Osvald viendra, qui plus est, accompagné de nouveaux personnages : sa compagne, Ortensia, de nouveaux ennemis, les Blotworx, et les Gremlins du premier volet, des lutins malicieux, auront une importance accrue.

Il était enfin temps de tester le jeu, qui sera dans les bacs le 26 septembre, et les promesses sont tenues : d’abord, pas besoin de toucher à la caméra. Ensuite, le jeu est beau, et même sublime, sur consoles HD, Mickey est moins inerte qu’auparavant, et le tout baigne dans une atmosphère de cartoon parfaitement réussie. Difficile de ne pas être happé rapidement, même en n’ayant que peu de temps pour jouer, par cet univers, par ce jeu… par le sens de la narration de Spector. Bien sûr, on peut toujours craindre de retrouver les aller-retour systématiques qui plombaient le premier opus, mais il reste une patte, une créativité, une ambiance que seuls les grands créateurs de jeu peuvent comprendre et produire.

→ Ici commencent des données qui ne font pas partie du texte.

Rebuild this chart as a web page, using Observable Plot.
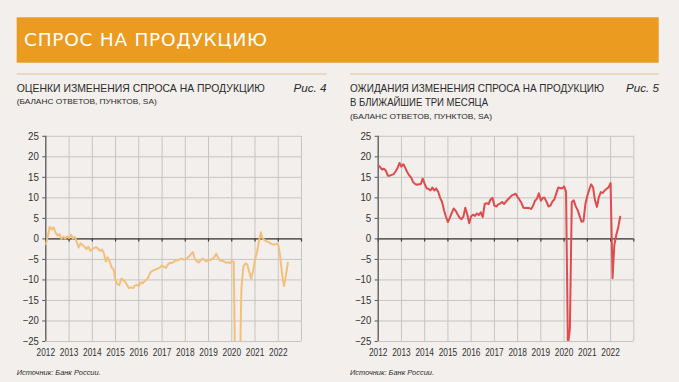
<!DOCTYPE html>
<html><head><meta charset="utf-8">
<script src="https://cdn.jsdelivr.net/npm/d3@7"></script>
<script src="https://cdn.jsdelivr.net/npm/@observablehq/plot@0.6"></script>
<style>
html,body{margin:0;padding:0;background:#f2efec;}
#root{position:relative;width:679px;height:382px;overflow:hidden;background:#f2efec;}
.panel{position:absolute;top:120px;}
</style></head>
<body><div id="root"></div>
<script>
// ---- texts ----
const headerTitle = "СПРОС НА ПРОДУКЦИЮ";
const leftTitle = "ОЦЕНКИ ИЗМЕНЕНИЯ СПРОСА НА ПРОДУКЦИЮ";
const leftFig = "Рис. 4";
const rightTitle1 = "ОЖИДАНИЯ ИЗМЕНЕНИЯ СПРОСА НА ПРОДУКЦИЮ";
const rightTitle2 = "В БЛИЖАЙШИЕ ТРИ МЕСЯЦА";
const rightFig = "Рис. 5";
const subtitle = "(БАЛАНС ОТВЕТОВ, ПУНКТОВ, SA)";
const source = "Источник: Банк России.";

// ---- axis ticks ----
const yearLabels = ["2012","2013","2014","2015","2016","2017","2018","2019","2020","2021","2022"];
const yTicks = [-25,-20,-15,-10,-5,0,5,10,15,20,25];
const startYear = 2012, startMonth = 0; // series start: January 2012, monthly

// ---- series (monthly, Jan 2012 – Jun 2022) ----
const assessment = [ // Рис. 4
  -1.3, 0.5, 2.9, 2.3, 2.8, 1.6, 0.8, 1.2, 0.0, 0.5, 0.1, 0.6,
  0.2, 1.0, 0.1, 0.5, -0.7, -2.1, -1.1, -1.5, -1.9, -2.5, -1.9, -2.9,
  -2.5, -2.2, -2.0, -2.4, -2.9, -2.6, -3.4, -5.5, -4.5, -5.5, -7.0, -7.4,
  -10.2, -11.0, -11.3, -9.7, -10.0, -10.5, -11.2, -12.0, -11.8, -12.0, -11.4, -11.2,
  -11.5, -10.6, -10.8, -10.3, -10.0, -9.2, -8.2, -7.8, -7.6, -7.4, -7.2, -6.9,
  -6.5, -6.8, -7.1, -6.3, -5.8, -5.9, -5.6, -5.3, -5.2, -5.0, -4.8, -5.0,
  -5.0, -4.6, -4.3, -3.7, -3.2, -5.0, -5.4, -5.8, -5.2, -4.8, -5.2, -5.5,
  -5.0, -5.2, -4.8, -4.5, -3.6, -4.6, -5.3, -5.3, -5.5, -5.8, -5.7, -5.9,
  -5.4, -5.6, -40.0, -45.0, -38.0, -12.0, -6.8, -6.0, -6.2, -8.0, -9.7, -7.8,
  -5.0, -3.2, -0.8, 1.6, 0.1, -0.3, -0.6, -0.8, -1.1, -1.3, -1.4, -1.2,
  -1.4, -4.3, -8.5, -11.5, -9.0, -5.8
];
const expectations = [ // Рис. 5
  17.9, 17.5, 16.9, 17.1, 16.6, 15.4, 15.4, 15.6, 15.8, 16.5, 17.3, 18.5,
  17.6, 18.2, 17.3, 16.3, 15.5, 15.0, 13.9, 13.4, 13.2, 13.3, 13.4, 14.7,
  13.4, 12.3, 12.2, 11.8, 12.5, 11.8, 12.3, 11.5, 10.0, 9.0, 7.0, 5.4,
  4.1, 5.2, 6.3, 7.4, 6.9, 6.0, 5.2, 4.8, 5.4, 7.6, 6.0, 3.8,
  5.5, 5.9, 5.6, 6.2, 5.8, 6.5, 5.3, 8.5, 8.7, 8.5, 9.6, 10.0,
  8.1, 7.9, 8.4, 8.6, 9.0, 8.5, 9.1, 9.6, 10.1, 10.6, 10.8, 11.0,
  10.2, 9.5, 8.8, 7.6, 7.5, 7.5, 7.5, 7.3, 8.1, 9.3, 9.8, 11.1,
  9.3, 10.0, 10.0, 9.0, 7.9, 8.1, 9.1, 9.6, 11.1, 12.5, 12.4, 12.3,
  12.8, 11.5, -26.0, -22.0, 9.0, 9.4, 8.0, 7.0, 5.6, 4.2, 4.3, 8.5,
  10.5, 12.1, 13.3, 12.5, 9.4, 7.8, 10.2, 11.4, 11.2, 11.8, 12.2, 12.6,
  13.6, -9.6, -1.5, 1.0, 2.8, 5.4
];

const FONT = "'Liberation Sans Narrow','Arial Narrow','Liberation Sans',sans-serif";
const root = document.getElementById("root");

// ---- header overlay ----
const ov = d3.select(root).append("svg")
  .attr("width", 679).attr("height", 382)
  .style("position", "absolute").style("left", 0).style("top", 0);
ov.append("rect").attr("x", 16.7).attr("y", 17.3).attr("width", 642).attr("height", 45.4).attr("fill", "#ec9b21");
ov.append("text").text(headerTitle).attr("x", 24).attr("y", 46.3)
  .attr("fill", "#fff").attr("font-family", "'DejaVu Sans',sans-serif").attr("font-size", 18.5)
  .attr("textLength", 243).attr("lengthAdjust", "spacing");
ov.append("line").attr("x1", 16.7).attr("x2", 326.7).attr("y1", 74).attr("y2", 74).attr("stroke", "#dcc49c").attr("stroke-width", 1);
ov.append("line").attr("x1", 350).attr("x2", 659).attr("y1", 74).attr("y2", 74).attr("stroke", "#dcc49c").attr("stroke-width", 1);

function txt(s, x, y, size, opts = {}) {
  const t = ov.append("text").text(s).attr("x", x).attr("y", y)
    .attr("font-family", FONT).attr("font-size", size).attr("fill", opts.fill || "#2b2b2b");
  if (opts.italic) t.attr("font-style", "italic");
  if (opts.anchor) t.attr("text-anchor", opts.anchor);
  if (opts.len) t.attr("textLength", opts.len).attr("lengthAdjust", "spacingAndGlyphs");
  return t;
}
txt(leftTitle, 16.7, 91.7, 10.8, {len: 248});
txt(leftFig, 293.5, 91.7, 10.8, {italic: true, len: 33});
txt(subtitle, 16.7, 104.3, 8, {len: 140});
txt(rightTitle1, 350, 91.7, 10.8, {len: 254});
txt(rightFig, 626, 91.7, 10.8, {italic: true, len: 33});
txt(rightTitle2, 350, 105.5, 10.8, {len: 138});
txt(subtitle, 350, 118.5, 8, {len: 142});
txt(source, 16.7, 375, 8, {italic: true, len: 84});
txt(source, 350, 375, 8, {italic: true, len: 84});

// ---- charts ----
const dates = assessment.map((_, i) => new Date(Date.UTC(startYear, startMonth + i, 1)));
const yearDates = yearLabels.map(y => new Date(Date.UTC(+y, 0, 1)));
const gridDates = [...yearDates, new Date(Date.UTC(+yearLabels[yearLabels.length - 1] + 1, 0, 1))];

function chart(values, color, left, mLeft, mRight) {
  const data = values.map((v, i) => ({date: dates[i], value: v}));
  const p = Plot.plot({
    width: 320, height: 250,
    marginLeft: mLeft, marginRight: mRight, marginTop: 15.8, marginBottom: 29,
    style: {background: "transparent", fontFamily: FONT, fontSize: "10.5px", color: "#333", overflow: "visible"},
    x: {type: "utc", domain: [gridDates[0], gridDates[gridDates.length - 1]], label: null},
    y: {domain: [-25, 25], label: null},
    marks: [
      Plot.gridX(gridDates, {stroke: "#c7c5c3", strokeOpacity: 1, strokeWidth: 1}),
      Plot.gridY(yTicks, {stroke: "#c7c5c3", strokeOpacity: 1, strokeWidth: 1}),
      Plot.ruleY([0], {stroke: "#3a3a3a", strokeWidth: 1.2}),
      Plot.ruleX(gridDates, {y1: 0, y2: -0.75, stroke: "#3a3a3a", strokeWidth: 1.2}),
      Plot.ruleX([gridDates[0]], {stroke: "#555", strokeWidth: 1.2}),
      Plot.axisX(yearDates, {tickSize: 0, tickPadding: 7, tickFormat: (d, i) => yearLabels[i], fill: "#333", label: null}),
      Plot.axisY(yTicks, {tickSize: 3, tickPadding: 4, fill: "#333", stroke: "#555", label: null}),
      Plot.lineY(data, {x: "date", y: "value", stroke: color, strokeWidth: 2, clip: true, curve: "linear"})
    ]
  });
  // fit year labels to the narrow type of the reference
  d3.select(p).selectAll('g[aria-label="x-axis tick label"] text')
    .attr("textLength", 18.5).attr("lengthAdjust", "spacingAndGlyphs");
  d3.select(p).selectAll('g[aria-label="y-axis tick label"] text')
    .each(function() {
      const s = this.textContent;
      this.setAttribute("textLength", 5.4 * s.replace("-", "").length + (s.startsWith("-") ? 4 : 0));
      this.setAttribute("lengthAdjust", "spacingAndGlyphs");
    });
  p.classList.add("panel");
  p.style.left = left + "px";
  root.appendChild(p);
}
chart(assessment, "#f3c07c", 0, 45.3, 19);
chart(expectations, "#e04b4d", 340, 37.7, 26.7);
</script>
</body></html>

Spector le dit lui-même : il aurait voulu faire du cinéma, mais il n’aurait pas pu produire d’œuvres aussi immersives que ce que permet le jeu vidéo. A travers ce média, il a posé différents jalons, tous centrés sur la possibilité de mettre le joueur au cœur de l’histoire, sans QTE ou autres accessoires, juste avec des idées, de l’envie, et un sens inné de ce support. Et quand on lui demande s’il aimerait reprendre la franchise Kingdom Hearts, qui s’essouffle et pourrait nécessiter d’être reprise jusque depuis ses fondations, il esquisse un sourire. Intérêt ? Espoir déçu ? Difficile à dire. Mais en tous cas, ce que ce jeu prouvera encore, c’est que le jeu vidéo est le support rêvé pour les conteurs.

Voilà, c’était donc une plongée dans la présentation d’un jeu, porté, cerise sur le gâteau, par un très grand nom du milieu. Nous espérons que cela vous a plu et n’oubliez pas: l’un de nos loisirs favoris est un formidable producteur de rêves.